Я вдруг поняла, что очень давно не встречала в текстах такого отчетливого, требовательного отношения к нравственному облику персонажей. На протяжении десятилетий в литературе происходило оправдание жуликов, предателей, трусов, мещан, фарцовщиков, просто не слишком нравственно чистоплотных людей. Ну да, героиня погуливает от мужа, а что, нельзя? Ну да, герой мимолетно и с ленцой занимается сексом с напарницей и еще с парой там, каких-то, ну и еще у него есть жена, а что, это как-то влияет? Здесь сказали гадость, тут походя пнули, там по-свински отнеслись к слабому. На последнем рубеже человечности стоит «циничный» мультсериал «Симпсоны», где все вещи названы своими именами.

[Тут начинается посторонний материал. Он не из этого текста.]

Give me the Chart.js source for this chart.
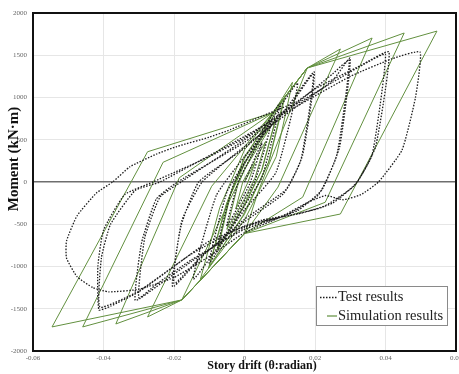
<!DOCTYPE html>
<html>
<head>
<meta charset="utf-8">
<script src="https://cdn.jsdelivr.net/npm/chart.js@4.4.0/dist/chart.umd.min.js"></script>
<style>
html, body { margin: 0; padding: 0; background: #fff; }
#wrap { width: 459px; height: 374px; }
</style>
</head>
<body>
<div id="wrap"><canvas id="chart" width="459" height="374"></canvas></div>
<script>
// axis ticks
const xTickValues = [-0.06, -0.04, -0.02, 0, 0.02, 0.04, 0.06];
const xTickLabels = ["-0.06", "-0.04", "-0.02", "0", "0.02", "0.04", "0.06"];
const yTickValues = [-2000, -1500, -1000, -500, 0, 500, 1000, 1500, 2000];
const yTickLabels = ["-2000", "-1500", "-1000", "-500", "0", "500", "1000", "1500", "2000"];

const seriesNames = ["Test results", "Simulation results"];

// test results: story drift (rad) and moment (kN.m)
const testDrift = [
	0, 0.0050, 0.0015, -0.0050, -0.0015, 0.0075, 0.0030, -0.0075, -0.0030,
	0.0100, 0.0050, 0.0000, -0.0100, -0.0050, 0.0000,
	0.0150, 0.0090, 0.0000, -0.0145, -0.0080, 0.0000,
	0.0120, 0.0198, 0.0165, 0.0120, 0.0000, -0.0120, -0.0204, -0.0180, -0.0130, 0.0000, 0.0120,
	0.0195, 0.0160, 0.0110, 0.0000, -0.0120, -0.0200, -0.0178, -0.0120, 0.0000, 0.0150, 0.0250,
	0.0300, 0.0270, 0.0220, 0.0150, 0.0000, -0.0150, -0.0250, -0.0310, -0.0292, -0.0250, -0.0190, 0.0000, 0.0150, 0.0250,
	0.0297, 0.0262, 0.0210, 0.0120, 0.0000, -0.0150, -0.0250, -0.0300, -0.0283, -0.0240, -0.0180, 0.0000, 0.0200, 0.0330,
	0.0410, 0.0372, 0.0320, 0.0250, 0.0150, 0.0050, -0.0100, -0.0200, -0.0300, -0.0380, -0.0413,
	-0.0416, -0.0400, -0.0340, -0.0260, -0.0100, 0.0000, 0.0100, 0.0250, 0.0350,
	0.0400, 0.0362, 0.0310, 0.0220, 0.0100, 0.0000, -0.0150, -0.0300, -0.0410,
	-0.0406, -0.0380, -0.0310, -0.0240, 0.0000, 0.0150, 0.0300, 0.0420,
	0.0498, 0.0485, 0.0447, 0.0380, 0.0330, 0.0280, 0.0230, 0.0180, 0.0100, 0.0000, -0.0100, -0.0200, -0.0300,
	-0.0385, -0.0430, -0.0475, -0.0505, -0.0505, -0.0475, -0.0420, -0.0374, -0.0325, -0.0250, -0.0192,
	-0.0100, -0.0040, 0.0050, 0.0120
];
const testMoment = [
	0, 470, -20, -520, 30, 700, 20, -760, -20,
	930, 60, -280, -960, -120, 230,
	1170, 120, -330, -1150, -160, 300,
	880, 1301, 320, -80, -440, -880, -1240, -520, 0, 400, 850,
	1275, 260, -140, -470, -870, -1200, -460, 0, 420, 900, 1200,
	1467, 420, -90, -340, -540, -940, -1240, -1400, -720, -200, 0, 470, 940, 1280,
	1440, 320, -150, -390, -560, -920, -1210, -1370, -660, -180, 0, 500, 1100, 1380,
	1538, 420, 0, -250, -380, -450, -700, -1000, -1300, -1470, -1514,
	-1000, -570, -150, 0, 300, 520, 800, 1180, 1420,
	1510, 320, -50, -300, -420, -520, -850, -1290, -1480,
	-900, -500, -100, 0, 540, 900, 1250, 1460,
	1538, 1000, 379, 0, -150, -210, -160, -240, -420, -600, -880, -1130, -1270,
	-1300, -1250, -1120, -900, -700, -400, -130, 0, 180, 330, 420,
	530, 620, 780, 900
];

// simulation results
const simDrift = [
	0, 0.0030, 0.0010, -0.0025, -0.0005,
	0.0060, 0.0030, 0.0000, -0.0050, -0.0020, 0.0000,
	0.0090, 0.0050, 0.0000, -0.0075, -0.0040, 0.0000,
	0.0088, 0.0048, -0.0005, -0.0078, -0.0042, 0.0000,
	0.0115, 0.0070, 0.0000, -0.0100, -0.0050, 0.0000,
	0.0112, 0.0068, -0.0005, -0.0102, -0.0052, 0.0000,
	0.0136, 0.0090, 0.0000, -0.0125, -0.0070, 0.0000,
	0.0178, 0.0040, 0.0000, -0.0178, -0.0040, 0.0080, 0.0178,
	0.0272, 0.0095, 0.0000, -0.0178, -0.0275, -0.0093, 0.0080, 0.0178,
	0.0362, 0.0165, 0.0000, -0.0178, -0.0365, -0.0185, 0.0080, 0.0178,
	0.0453, 0.0229, 0.0000, -0.0178, -0.0459, -0.0231, 0.0080, 0.0178,
	0.0546, 0.0272, 0.0000, -0.0178, -0.0546, -0.0275, 0.0080
];
const simMoment = [
	0, 230, 0, -320, 0,
	480, 50, -200, -560, -50, 150,
	760, 150, -280, -790, -150, 230,
	740, 130, -300, -810, -170, 210,
	1010, 250, -380, -1000, -250, 300,
	990, 230, -400, -1020, -270, 280,
	1180, 300, -450, -1150, -300, 380,
	1349, -100, -610, -1396, -200, 820, 1349,
	1574, -60, -610, -1396, -1597, -50, 820, 1349,
	1704, -180, -610, -1396, -1680, 50, 820, 1349,
	1763, -240, -610, -1396, -1715, 233, 820, 1349,
	1786, -379, -610, -1396, -1715, 358, 820
];

const serif = "'Liberation Serif', 'Times New Roman', serif";
const testColor = "#1c1c1c";
const simColor = "#62903f";

function toPoints(xs, ys)
{
	let pts = [];
	for(let i = 0; i < xs.length; i++)
		pts.push({ x: xs[i], y: ys[i] });
	return pts;
}

const frameAndLegend = {
	id: "frameAndLegend",
	afterDatasetsDraw(chart)
	{
		const ctx = chart.ctx;
		const a = chart.chartArea;
		ctx.save();
		ctx.strokeStyle = "#111";
		ctx.lineWidth = 2;
		ctx.strokeRect(a.left, a.top, a.right - a.left, a.bottom - a.top);

		// legend box
		const bx = a.right - 140, by = a.bottom - 65, bw = 131, bh = 39;
		ctx.fillStyle = "#fff";
		ctx.fillRect(bx, by, bw, bh);
		ctx.strokeStyle = "#8a8a8a";
		ctx.lineWidth = 1;
		ctx.strokeRect(bx + 0.5, by + 0.5, bw, bh);

		ctx.strokeStyle = testColor;
		ctx.lineWidth = 1.3;
		ctx.setLineDash([1.5, 1.5]);
		ctx.beginPath();
		ctx.moveTo(bx + 4, by + 11.5);
		ctx.lineTo(bx + 21, by + 11.5);
		ctx.stroke();
		ctx.setLineDash([]);
		ctx.strokeStyle = simColor;
		ctx.lineWidth = 1.2;
		ctx.beginPath();
		ctx.moveTo(bx + 11, by + 30);
		ctx.lineTo(bx + 21, by + 30);
		ctx.stroke();

		ctx.fillStyle = "#222";
		ctx.font = "14.5px " + serif;
		ctx.textBaseline = "middle";
		ctx.textAlign = "left";
		ctx.fillText(seriesNames[0], bx + 22, by + 11.5);
		ctx.fillText(seriesNames[1], bx + 22, by + 30);

		// axis titles
		ctx.fillStyle = "#111";
		ctx.font = "bold 12px " + serif;
		ctx.textAlign = "center";
		ctx.fillText("Story drift (\u03b8:radian)", 262, 366);
		ctx.translate(14, 159);
		ctx.rotate(-Math.PI / 2);
		ctx.font = "bold 15px " + serif;
		ctx.fillText("Moment (kN\u00b7m)", 0, 0);
		ctx.restore();
	}
};

new Chart(document.getElementById("chart").getContext("2d"),
{
	type: "scatter",
	data:
	{
		datasets:
		[{
			label: seriesNames[0],
			data: toPoints(testDrift, testMoment),
			showLine: true,
			borderColor: testColor,
			borderWidth: 1.3,
			borderDash: [1.5, 1.5],
			pointRadius: 0,
			tension: 0.15
		},
		{
			label: seriesNames[1],
			data: toPoints(simDrift, simMoment),
			showLine: true,
			borderColor: simColor,
			borderWidth: 1,
			pointRadius: 0,
			tension: 0
		}]
	},
	options:
	{
		responsive: false,
		animation: false,
		devicePixelRatio: 1,
		layout: { padding: { left: 0, top: 13, right: 3, bottom: 0 } },
		plugins:
		{
			legend: { display: false },
			tooltip: { enabled: false }
		},
		scales:
		{
			x:
			{
				type: "linear",
				min: -0.06,
				max: 0.06,
				afterBuildTicks: s => { s.ticks = xTickValues.map(v => ({ value: v })); },
				afterFit: s => { s.height = 23; s.paddingLeft = 0; s.paddingRight = 0; },
				grid: { color: "#e6e6e6", drawTicks: false },
				border: { display: false },
				ticks:
				{
					autoSkip: false,
					maxRotation: 0,
					padding: 3,
					color: "#666",
					font: { family: serif, size: 7 },
					callback: (v, i) => xTickLabels[i]
				}
			},
			y:
			{
				type: "linear",
				min: -2000,
				max: 2000,
				afterBuildTicks: s => { s.ticks = yTickValues.map(v => ({ value: v })); },
				afterFit: s => { s.width = 33; s.paddingTop = 0; s.paddingBottom = 0; },
				grid:
				{
					color: c => c.tick && c.tick.value === 0 ? "#6e6e6e" : "#e6e6e6",
					lineWidth: c => c.tick && c.tick.value === 0 ? 1.6 : 1,
					drawTicks: false
				},
				border: { display: false },
				ticks:
				{
					padding: 6,
					color: "#666",
					font: { family: serif, size: 7 },
					callback: (v, i) => yTickLabels[i]
				}
			}
		}
	},
	plugins: [frameAndLegend]
});
</script>
</body>
</html>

Герои Крапивина требуют от себя даже в мыслях чистоты, а большинство современных персонажей не следят ни за мыслями, ни за поступками. Если много маленьких грязинок – то под конец будет сплошная грязь…
И я вдруг устала от этой грязи. Я не хочу входить в чужие грязные мысли, не хочу участвовать, даже воображением, в чужих грязных делишках. Я бросила «взрослые» вещи Роулинг, бросила Стивена Фрая, не смогла еще кучу каких-то, кого просто не помню… Давно, в детстве, мы читали эпиграф к «Капитанской дочке» - «Береги честь смолоду» - и вот молодость ушла, а что с «честью»? Или тогда все притворялись, делали вид, что понимают, что читают, что Пушкин им дорог?
Я так скажу: пусть лучше притворяются, потому что не любить Пушкина стыдно, - чем жить в обществе, где Пушкина не любить не стыдно, а даже почетно.